Mohammed VI et ses plus proches collaborateurs, dont Fouad Ali El Himma, voient progresser les islamistes avec inquiétude. Quiconque s’intéresse à la scène politique marocaine – ou, mieux, a pu accéder à ses coulisses – l’aura constaté. Sans cette inquiétude, El Himma ne serait pas descendu dans l’arène politique en 2007, se plaçant sous les feux des spotlights et de la critique. Et s’il est vrai qu’il a retrouvé, depuis décembre 2011, le monde discret et mutique du cabinet royal, on peut douter que ses opinions aient changé. Or, la défiance vis-à-vis du projet islamiste, dont le PJD et Benkirane ne sont que les émanations les plus vocales et visibles, n’est pas l’apanage du Palais ou de ses conseillers.
Nous tenons à la défense d’une société ouverte. Et nous ne pensons pas que les valeurs de progrès et de modernité soient accessoires par rapport aux autres combats politiques ou institutionnels. La démocratie n’est pas que la volonté populaire. Le régime politique qui se base uniquement sur la loi de la majorité peut glisser vers une tyrannie. La démocratie passe aussi par le respect des minorités et donc des libertés individuelles. Ce n’est pas une “contradiction secondaire”, comme le répète Nabil Benabdallah. C’est la base de la démocratie. Quand Abdelilah Benkirane, Chef du gouvernement de tous les Marocains, réaffirme l’allégeance idéologique de son parti à Ibn Taymiya, icône du mouvement salafiste, quand il adopte un champ lexical guerrier (“verser son sang”, “martyr”, etc.), nous ne sommes pas sereins. Sans contre-pouvoirs, la nuisance du PJD pourrait s’avérer réelle et non plus seulement fantasmée. Confronter les islamistes n’est donc pas illégitime, c’est un combat politique qui peut se faire au nom de la démocratie. Mais il doit être mené “à la loyale”. Et, il faut le reconnaître, le Palais ne contre pas efficacement le danger islamiste. Aurait-il voulu le faire qu’il aurait misé à long terme sur l’éducation et le renforcement de l’État de droit et des institutions, seuls remparts valables contre les dérives. La réalité est que les islamistes ne gênent le Palais que quand ils viennent chasser sur son terrain. La monarchie instrumentalise aussi la religion. Heureusement pour le Maroc, pas de la même manière que les islamistes, mais toujours pas dans l’intérêt unique des Marocains.

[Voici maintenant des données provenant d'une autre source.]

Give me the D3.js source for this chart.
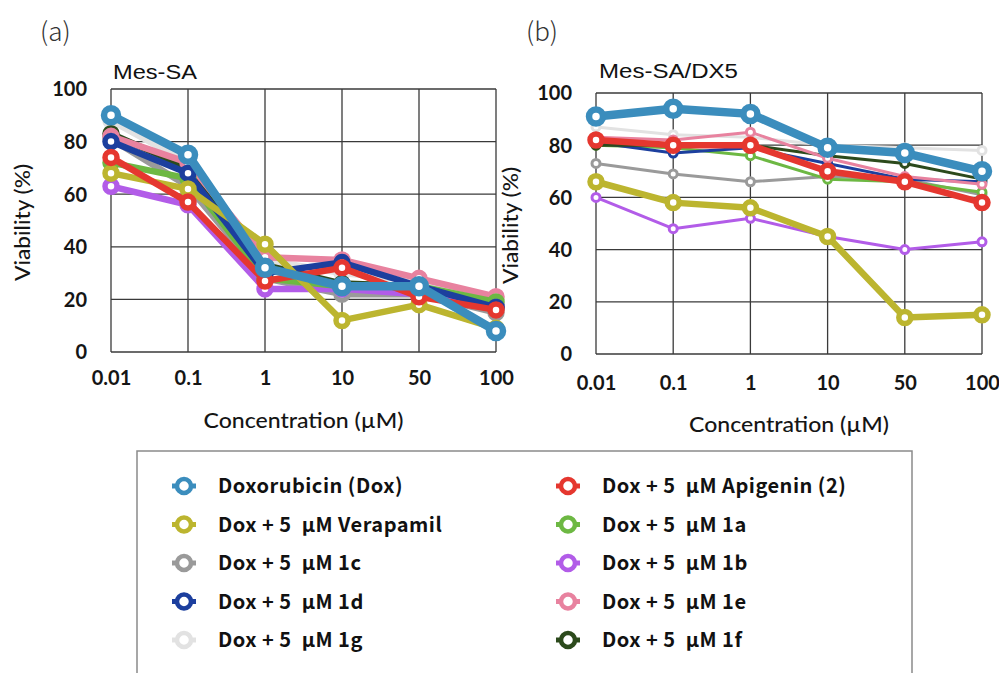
<!DOCTYPE html>
<html><head><meta charset="utf-8">
<script src="https://cdn.jsdelivr.net/npm/d3@7"></script>
<style>body{margin:0;background:#fff}svg{display:block}</style>
</head><body>
<svg id="c" width="999" height="673"></svg>
<script>
// ---- data ----
const concentrations = ["0.01", "0.1", "1", "10", "50", "100"];
const yTicks = [0, 20, 40, 60, 80, 100];
const seriesNames = ["Doxorubicin (Dox)", "Dox + 5\u00a0 \u03bcM Verapamil", "Dox + 5\u00a0 \u03bcM 1c", "Dox + 5\u00a0 \u03bcM 1d", "Dox + 5\u00a0 \u03bcM 1g",
  "Dox + 5\u00a0 \u03bcM Apigenin (2)", "Dox + 5\u00a0 \u03bcM 1a", "Dox + 5\u00a0 \u03bcM 1b", "Dox + 5\u00a0 \u03bcM 1e", "Dox + 5\u00a0 \u03bcM 1f"];
const seriesKeys = ["dox", "vera", "c1c", "c1d", "c1g", "api", "c1a", "c1b", "c1e", "c1f"];
const seriesColors = ["#3b8dbd", "#bcb52f", "#9a9a9a", "#1c3f9e", "#e2e2e2", "#e5372f", "#6db843", "#b25ce8", "#e8829f", "#2c4a1c"];

// Mes-SA viability (%)
const mesSA_dox  = [90, 75, 32, 25, 25, 8];
const mesSA_vera = [68, 62, 41, 12, 18, 9];
const mesSA_c1c  = [81, 63, 28, 22, 22, 15];
const mesSA_c1d  = [80, 68, 30, 34, 25, 17];
const mesSA_c1g  = [88, 72, 35, 30, 27, 20];
const mesSA_api  = [74, 57, 27, 32, 21, 16];
const mesSA_c1a  = [72, 66, 28, 25, 25, 19];
const mesSA_c1b  = [63, 56, 24, 24, 22, 18];
const mesSA_c1e  = [82, 72, 36, 35, 28, 21];
const mesSA_c1f  = [83, 70, 33, 26, 25, 17];

// Mes-SA/DX5 viability (%)
const dx5_dox  = [91, 94, 92, 79, 77, 70];
const dx5_vera = [66, 58, 56, 45, 14, 15];
const dx5_c1c  = [73, 69, 66, 68, 67, 61];
const dx5_c1d  = [81, 77, 79, 73, 67, 66];
const dx5_c1g  = [87, 84, 83, 80, 79, 78];
const dx5_api  = [82, 80, 80, 70, 66, 58];
const dx5_c1a  = [80, 79, 76, 67, 66, 62];
const dx5_c1b  = [60, 48, 52, 45, 40, 43];
const dx5_c1e  = [83, 82, 85, 75, 68, 65];
const dx5_c1f  = [80, 80, 80, 76, 73, 67];

const mesSA = {dox: mesSA_dox, vera: mesSA_vera, c1c: mesSA_c1c, c1d: mesSA_c1d, c1g: mesSA_c1g, api: mesSA_api, c1a: mesSA_c1a, c1b: mesSA_c1b, c1e: mesSA_c1e, c1f: mesSA_c1f};
const dx5 = {dox: dx5_dox, vera: dx5_vera, c1c: dx5_c1c, c1d: dx5_c1d, c1g: dx5_c1g, api: dx5_api, c1a: dx5_c1a, c1b: dx5_c1b, c1e: dx5_c1e, c1f: dx5_c1f};

const svg = d3.select("#c");
const tickFont = "Lato, 'Open Sans', sans-serif";

function panel(opts) {
  const {x0, x1, y0, y1, data, title, letter, letterX, titleX, titleY, thin, order} = opts;
  const x = d3.scalePoint().domain(concentrations).range([x0, x1]);
  const y = d3.scaleLinear().domain([0, 100]).range([y1, y0]);
  const g = svg.append("g");

  // grid
  g.selectAll(".vg").data(concentrations).join("line")
    .attr("x1", d => x(d)).attr("x2", d => x(d)).attr("y1", y0).attr("y2", y1)
    .attr("stroke", "#3a3a3a").attr("stroke-width", 1.3);
  g.selectAll(".hg").data(yTicks).join("line")
    .attr("x1", x0).attr("x2", x1).attr("y1", d => y(d)).attr("y2", d => y(d))
    .attr("stroke", "#3a3a3a").attr("stroke-width", 1.3);

  // axes (labels only)
  const ya = g.append("g").attr("transform", `translate(${x0 - 24},0)`)
    .call(d3.axisLeft(y).tickValues(yTicks).tickSize(0).tickPadding(0));
  ya.select(".domain").remove();
  ya.selectAll("text").attr("font-family", tickFont).attr("font-weight", 700).attr("font-size", 20).attr("fill", "#151515").attr("dy", "0.34em");

  const xa = g.append("g").attr("transform", `translate(0,${opts.xTickY})`)
    .call(d3.axisBottom(x).tickSize(0).tickPadding(0));
  xa.select(".domain").remove();
  xa.selectAll("text").attr("font-family", tickFont).attr("font-weight", 700).attr("font-size", 20).attr("fill", "#151515").attr("dy", "0.34em");

  const line = d3.line().x((d, i) => x(concentrations[i])).y(d => y(d));
  const thick = new Set(["dox", "api", "vera"]);
  order.forEach(k => {
    const idx = seriesKeys.indexOf(k);
    const col = seriesColors[idx];
    const big = thick.has(k) || !thin;
    const lw = k === "dox" ? 8.5 : (big ? 6.5 : 3);
    const r = k === "dox" ? 7 : (big ? 6 : 4);
    const sw = k === "dox" ? 6.5 : (big ? 5.5 : 3);
    const sg = g.append("g");
    sg.append("path").datum(data[k]).attr("d", line).attr("fill", "none")
      .attr("stroke", col).attr("stroke-width", lw).attr("stroke-linejoin", "round");
    sg.selectAll("circle").data(data[k]).join("circle")
      .attr("cx", (d, i) => x(concentrations[i])).attr("cy", d => y(d))
      .attr("r", r).attr("fill", "#fff").attr("stroke", col).attr("stroke-width", sw);
  });

  svg.append("text").attr("x", titleX).attr("y", titleY).text(title)
    .attr("font-family", "'Liberation Sans', Arial, sans-serif").attr("font-size", 20)
    .attr("textLength", opts.titleW).attr("lengthAdjust", "spacingAndGlyphs").attr("fill", "#111");
  svg.append("text").attr("x", letterX).attr("y", 41).text(letter)
    .attr("font-family", "'Noto Sans CJK JP', sans-serif").attr("font-weight", 300).attr("font-size", 26).attr("fill", "#333");
  svg.append("text").attr("transform", `translate(${opts.vyX},${(y0 + y1) / 2 + 2}) rotate(-90)`)
    .attr("text-anchor", "middle").attr("dy", "0.35em").text("Viability (%)")
    .attr("font-family", tickFont).attr("font-size", 21).attr("font-weight", 500)
    .attr("textLength", 117).attr("lengthAdjust", "spacingAndGlyphs").attr("fill", "#151515");
  svg.append("text").attr("x", (x0 + x1) / 2).attr("y", opts.xLabY).attr("text-anchor", "middle").attr("dy", "0.35em")
    .text("Concentration (\u00b5M)").attr("font-family", tickFont).attr("font-size", 21).attr("font-weight", 500)
    .attr("textLength", 200).attr("lengthAdjust", "spacingAndGlyphs").attr("fill", "#151515");
}

panel({x0: 111, x1: 496, y0: 89, y1: 352, data: mesSA, title: "Mes-SA", titleX: 113, titleY: 79, titleW: 84,
  letter: "(a)", letterX: 40, xTickY: 378, xLabY: 421, vyX: 23, thin: false,
  order: ["c1g", "c1f", "c1c", "c1e", "c1b", "c1a", "c1d", "vera", "api", "dox"]});
panel({x0: 596, x1: 982, y0: 93, y1: 354, data: dx5, title: "Mes-SA/DX5", titleX: 599, titleY: 78, titleW: 139,
  letter: "(b)", letterX: 526, xTickY: 383, xLabY: 425, vyX: 511, thin: true,
  order: ["c1g", "c1c", "c1b", "c1a", "c1d", "c1f", "c1e", "vera", "api", "dox"]});

// legend
const lg = svg.append("g");
lg.append("rect").attr("x", 137).attr("y", 451).attr("width", 775).attr("height", 240)
  .attr("fill", "#fff").attr("stroke", "#8a8a8a").attr("stroke-width", 1.5);
seriesNames.forEach((name, i) => {
  const col = Math.floor(i / 5), row = i % 5;
  const mx = col === 0 ? 184 : 568;
  const ty = 486 + row * 38.5;
  lg.append("line").attr("x1", mx - 12).attr("x2", mx + 12).attr("y1", ty).attr("y2", ty)
    .attr("stroke", seriesColors[i]).attr("stroke-width", 5);
  lg.append("circle").attr("cx", mx).attr("cy", ty).attr("r", 7).attr("fill", "#fff")
    .attr("stroke", seriesColors[i]).attr("stroke-width", 4.5);
  lg.append("text").attr("x", mx + 34).attr("y", ty).attr("dy", "0.36em").text(name)
    .attr("font-family", "'Noto Sans CJK JP', sans-serif").attr("font-weight", 700)
    .attr("font-size", 20).attr("letter-spacing", 0.5).attr("fill", "#111");
});
</script>
</body></html>
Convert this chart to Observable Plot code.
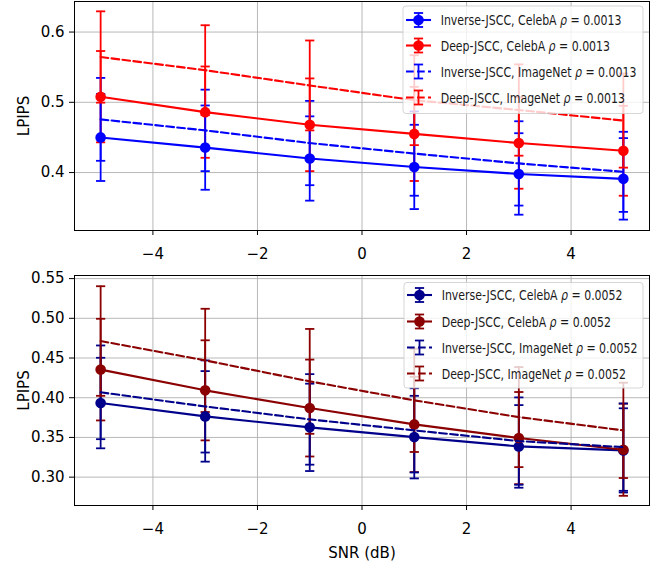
<!DOCTYPE html>
<html><head><meta charset="utf-8">
<script src="https://cdn.jsdelivr.net/npm/d3@7"></script>
<script src="https://cdn.jsdelivr.net/npm/@observablehq/plot@0.6"></script>
<style>
body{margin:0;background:#fff;}
#wrap{position:relative;width:667px;height:570px;overflow:hidden;background:#fff;}
#wrap > svg{position:absolute;left:0;}
</style></head><body><div id="wrap"></div>
<script>
// x values (SNR in dB)
const snr = [-5, -3, -1, 1, 3, 5];
const xTicks = [-4, -2, 0, 2, 4];
const yTicksTop = [0.4, 0.5, 0.6];
const yTicksBottom = [0.30, 0.35, 0.40, 0.45, 0.50, 0.55];

// top panel, rho = 0.0013
const invCelebA13 = [0.450, 0.4355, 0.420, 0.408, 0.398, 0.391];
const invCelebA13Err = [0.062, 0.060, 0.060, 0.060, 0.058, 0.058];
const deepCelebA13 = [0.508, 0.486, 0.468, 0.455, 0.442, 0.431];
const deepCelebA13Err = [0.065, 0.065, 0.066, 0.067, 0.065, 0.064];
const invImageNet13 = [0.4757, 0.460, 0.442, 0.427, 0.413, 0.401];
const invImageNet13Err = [0.059, 0.058, 0.060, 0.060, 0.060, 0.057];
const deepImageNet13 = [0.5645, 0.5457, 0.524, 0.503, 0.489, 0.474];
const deepImageNet13Err = [0.065, 0.064, 0.064, 0.064, 0.065, 0.067];

// bottom panel, rho = 0.0052
const invCelebA52 = [0.3933, 0.3765, 0.3627, 0.3504, 0.3387, 0.3337];
const invCelebA52Err = [0.057, 0.057, 0.055, 0.052, 0.052, 0.053];
const deepCelebA52 = [0.4354, 0.4093, 0.387, 0.3664, 0.3492, 0.3345];
const deepCelebA52Err = [0.064, 0.063, 0.061, 0.060, 0.058, 0.058];
const invImageNet52 = [0.4068, 0.389, 0.3727, 0.3589, 0.3454, 0.3378];
const invImageNet52Err = [0.059, 0.058, 0.057, 0.053, 0.055, 0.055];
const deepImageNet52 = [0.4714, 0.447, 0.4206, 0.3967, 0.3756, 0.3589];
const deepImageNet52Err = [0.069, 0.065, 0.066, 0.065, 0.063, 0.060];

const seriesTop = [
  {name: "Inverse-JSCC, CelebA", rho: "0.0013", y: invCelebA13, err: invCelebA13Err, color: "#0000ff", dashed: false},
  {name: "Deep-JSCC, CelebA", rho: "0.0013", y: deepCelebA13, err: deepCelebA13Err, color: "#ff0000", dashed: false},
  {name: "Inverse-JSCC, ImageNet", rho: "0.0013", y: invImageNet13, err: invImageNet13Err, color: "#0000ff", dashed: true},
  {name: "Deep-JSCC, ImageNet", rho: "0.0013", y: deepImageNet13, err: deepImageNet13Err, color: "#ff0000", dashed: true}
];
const seriesBottom = [
  {name: "Inverse-JSCC, CelebA", rho: "0.0052", y: invCelebA52, err: invCelebA52Err, color: "#00008b", dashed: false},
  {name: "Deep-JSCC, CelebA", rho: "0.0052", y: deepCelebA52, err: deepCelebA52Err, color: "#8b0000", dashed: false},
  {name: "Inverse-JSCC, ImageNet", rho: "0.0052", y: invImageNet52, err: invImageNet52Err, color: "#00008b", dashed: true},
  {name: "Deep-JSCC, ImageNet", rho: "0.0052", y: deepImageNet52, err: deepImageNet52Err, color: "#8b0000", dashed: true}
];

const hcap = {draw(ctx, size) { const r = Math.sqrt(size / Math.PI); ctx.moveTo(-r, 0); ctx.lineTo(r, 0); }};
const fmtMinus = d => d < 0 ? "\u2212" + (-d) : String(d);

function panel(series, o) {
  const grid = {stroke: "#b0b0b0", strokeOpacity: 1, strokeWidth: 0.9};
  const marks = [Plot.gridX(xTicks, grid), Plot.gridY(o.yTicks, grid)];
  const tables = series.map(s => snr.map((x, i) => ({x, y: s.y[i], lo: s.y[i] - s.err[i], hi: s.y[i] + s.err[i]})));
  // error bars first (below all data lines, as in matplotlib)
  series.forEach((s, k) => {
    const rows = tables[k];
    marks.push(Plot.ruleX(rows, {x: "x", y1: "lo", y2: "hi", stroke: s.color, strokeWidth: 1.8}));
    marks.push(Plot.dot(rows, {x: "x", y: "lo", symbol: hcap, r: 4.6, stroke: s.color, strokeWidth: 1.8, fill: "none"}));
    marks.push(Plot.dot(rows, {x: "x", y: "hi", symbol: hcap, r: 4.6, stroke: s.color, strokeWidth: 1.8, fill: "none"}));
  });
  series.forEach((s, k) => {
    const rows = tables[k];
    const lineOpts = {x: "x", y: "y", stroke: s.color, strokeWidth: 2.1};
    if (s.dashed) lineOpts.strokeDasharray = "7.7,3.3";
    marks.push(Plot.line(rows, lineOpts));
    if (!s.dashed) marks.push(Plot.dot(rows, {x: "x", y: "y", r: 5.3, fill: s.color, stroke: "none"}));
  });
  marks.push(Plot.frame({stroke: "black", strokeWidth: 1}));
  marks.push(Plot.axisX(xTicks, {tickSize: 5, tickPadding: 13, tickFormat: fmtMinus,
    label: o.xLabel, labelAnchor: "center", labelOffset: o.xLabelOffset, labelArrow: "none"}));
  marks.push(Plot.axisY(o.yTicks, {tickSize: 5, tickPadding: 5, tickFormat: o.yFmt,
    label: "LPIPS", labelAnchor: "center", labelOffset: 56, labelArrow: "none"}));
  return Plot.plot({
    width: 667, height: o.height,
    marginLeft: 74, marginRight: 18, marginTop: o.marginTop, marginBottom: o.marginBottom,
    x: {domain: [-5.5, 5.5]},
    y: {domain: o.yDomain},
    style: {fontFamily: "DejaVu Sans", fontSize: "15px", background: "white", color: "black", overflow: "visible"},
    marks
  });
}

const wrap = document.getElementById("wrap");
const top1 = panel(seriesTop, {height: 262, marginTop: 1, marginBottom: 32, yDomain: [0.3175, 0.6435],
  yTicks: yTicksTop, yFmt: d3.format(".1f"), xLabel: null, xLabelOffset: 0});
top1.style.top = "0px";
wrap.appendChild(top1);
const bot = panel(seriesBottom, {height: 300, marginTop: 5, marginBottom: 65, yDomain: [0.2643, 0.5539],
  yTicks: yTicksBottom, yFmt: d3.format(".2f"), xLabel: "SNR (dB)", xLabelOffset: 52});
bot.style.top = "270px";
wrap.appendChild(bot);

// legends overlay
const ov = d3.select(wrap).append("svg").attr("width", 667).attr("height", 570)
  .style("top", "0px").style("pointer-events", "none")
  .style("font-family", "DejaVu Sans");

function legend(series, box, rowsY) {
  const g = ov.append("g");
  g.append("rect").attr("x", box.x).attr("y", box.y).attr("width", box.w).attr("height", box.h)
    .attr("rx", 3).attr("fill", "white").attr("fill-opacity", 0.8)
    .attr("stroke", "#cccccc").attr("stroke-opacity", 0.8);
  const texts = [];
  series.forEach((s, i) => {
    const cy = rowsY[i], hx0 = box.x + 3, hx1 = box.x + 28, hc = (hx0 + hx1) / 2;
    const ln = g.append("line").attr("x1", hx0).attr("x2", hx1).attr("y1", cy).attr("y2", cy)
      .attr("stroke", s.color).attr("stroke-width", 2.1);
    if (s.dashed) ln.attr("stroke-dasharray", "7.7,3.3");
    g.append("line").attr("x1", hc).attr("x2", hc).attr("y1", cy - 7).attr("y2", cy + 7)
      .attr("stroke", s.color).attr("stroke-width", 1.8);
    for (const dy of [-7, 7]) g.append("line").attr("x1", hc - 4.6).attr("x2", hc + 4.6)
      .attr("y1", cy + dy).attr("y2", cy + dy).attr("stroke", s.color).attr("stroke-width", 1.8);
    if (!s.dashed) g.append("circle").attr("cx", hc).attr("cy", cy).attr("r", 5.3).attr("fill", s.color);
    const t = g.append("text").attr("font-size", 13.5).attr("fill", "#1a1a1a");
    t.append("tspan").text(s.name + " ");
    t.append("tspan").attr("font-style", "italic").text("\u03c1");
    t.append("tspan").text(" = " + s.rho);
    texts.push({t, cy});
  });
  const len = texts[0].t.node().getComputedTextLength();
  const sx = 181 / len;
  for (const {t, cy} of texts) t.attr("transform", `translate(${box.x + 37.7},${cy + 5}) scale(${sx},1)`);
}
legend(seriesTop, {x: 403, y: 6, w: 240, h: 107.5}, [20, 45.5, 71.5, 97.5]);
legend(seriesBottom, {x: 404, y: 282.5, w: 239, h: 105.5}, [295, 321.5, 347.5, 373.5]);
</script></body></html>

Qui pour mener le combat pour la démocratie et la modernité ? Des protégés du Palais qui le font par opportunisme et de manière déloyale ou des militants sincères combattus à tous les niveaux ? Quand le Makhzen affaiblit les partis historiques, en les noyautant de ses hommes et en affaiblissant leurs leaders crédibles (et parfois critiques), le PJD se renforce. Quand le pouvoir s’attaque à des associations comme l’AMDH qui militent pour les libertés individuelles, il rend service aux islamistes. Quand le pouvoir musèle la presse, réduit l’espace de débat, ce ne sont pas les islamistes qui sont affaiblis, eux qui sont adeptes de la pensée unique. Quand la censure frappe nos œuvres cinématographiques, ce ne sont sûrement pas les islamistes les perdants. Quand on favorise les incompétents, les béni-oui-oui, le PJD exulte. Ce qu’on tue dans l’œuf, c’est l’engagement sincère pour un État de droit. Et ce n’est pas avec des communiqués incendiaires qui poussent les politiques au silence que l’on en prend le chemin.